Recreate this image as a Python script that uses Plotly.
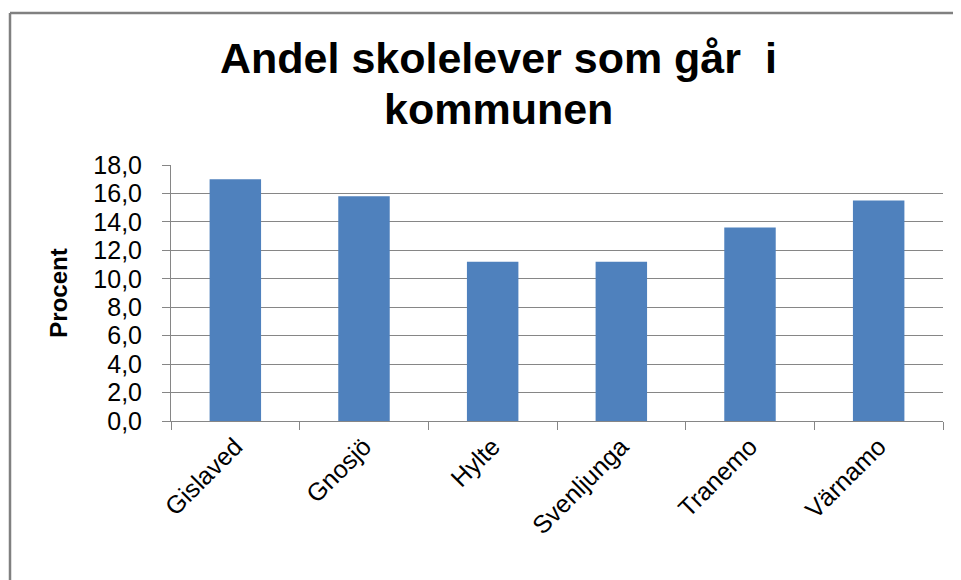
import plotly.graph_objects as go

categories = ["Gislaved", "Gnosjö", "Hylte", "Svenljunga", "Tranemo", "Värnamo"]
values = [17.0, 15.8, 11.2, 11.2, 13.6, 15.5]
y_ticks = [0, 2, 4, 6, 8, 10, 12, 14, 16, 18]
y_tick_labels = ["0,0", "2,0", "4,0", "6,0", "8,0", "10,0", "12,0", "14,0", "16,0", "18,0"]
title_lines = ["Andel skolelever som går  i", "kommunen"]
y_title = "Procent"

# page has an 8px body margin; work in figure coordinates (screen - 8)
OFF = 8
W, H = 961 - OFF, 580 - OFF
L, R, T, B = 171 - OFF, 943 - OFF, 165 - OFF, 421 - OFF

px = lambda x: (x - OFF - L) / (R - L)
py = lambda y: (B - (y - OFF)) / (B - T)

fig = go.Figure(go.Bar(x=categories, y=values, marker_color="#4F81BD",
                       marker_line_width=0, width=0.4))

fig.update_layout(
    width=W, height=H,
    margin=dict(l=L, r=W - R, t=T, b=H - B, pad=0),
    paper_bgcolor="white", plot_bgcolor="white",
    font=dict(family="Liberation Sans, Arial, sans-serif", color="black"),
    showlegend=False,
    bargap=0.6,
)

# title as two centred lines (screen centre y of each line)
for line, yc in zip(title_lines, [58, 109]):
    fig.add_annotation(text=line, x=px(498), y=py(yc), xref="paper", yref="paper",
                       xanchor="center", yanchor="middle", showarrow=False,
                       font=dict(size=43, weight="bold", color="black"))

fig.update_xaxes(
    showgrid=False, showline=True, linecolor="#868686", linewidth=1,
    ticks="outside", ticklen=8, tickcolor="#868686", tickson="boundaries",
    tickangle=-45, tickfont=dict(size=25), fixedrange=True,
)
fig.update_yaxes(
    range=[0, 18], tickvals=y_ticks, ticktext=y_tick_labels,
    showgrid=True, gridcolor="#868686", gridwidth=1,
    showline=True, linecolor="#868686", linewidth=1,
    ticks="outside", ticklen=8, tickcolor="#868686",
    tickfont=dict(size=25), ticklabelstandoff=15, zeroline=False,
    title=dict(text=y_title, font=dict(size=24, weight="bold"), standoff=18),
    fixedrange=True,
)

# outer chart frame (left, top, right edges)
frame = dict(color="#808080", width=2.5)
x_l, x_r, y_t, y_b = px(10), px(958), py(13), py(600)
fig.add_shape(type="line", xref="paper", yref="paper", x0=x_l, x1=x_r, y0=y_t, y1=y_t, line=frame)
fig.add_shape(type="line", xref="paper", yref="paper", x0=x_l, x1=x_l, y0=y_b, y1=y_t, line=frame)
fig.add_shape(type="line", xref="paper", yref="paper", x0=x_r, x1=x_r, y0=y_b, y1=y_t, line=frame)

fig.write_html("out.html", config={"displayModeBar": False})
_ _ _ _ _ _ _
[Given exercise]
Up to and including the line containing "L, R, T, B = 171", repeat every line from the start of the data, but none of the pictures.

[Reply to the task]
Recreate this image as a Python script that uses Plotly.
import plotly.graph_objects as go

categories = ["Gislaved", "Gnosjö", "Hylte", "Svenljunga", "Tranemo", "Värnamo"]
values = [17.0, 15.8, 11.2, 11.2, 13.6, 15.5]
y_ticks = [0, 2, 4, 6, 8, 10, 12, 14, 16, 18]
y_tick_labels = ["0,0", "2,0", "4,0", "6,0", "8,0", "10,0", "12,0", "14,0", "16,0", "18,0"]
title_lines = ["Andel skolelever som går  i", "kommunen"]
y_title = "Procent"

# page has an 8px body margin; work in figure coordinates (screen - 8)
OFF = 8
W, H = 961 - OFF, 580 - OFF
L, R, T, B = 171 - OFF, 943 - OFF, 165 - OFF, 421 - OFF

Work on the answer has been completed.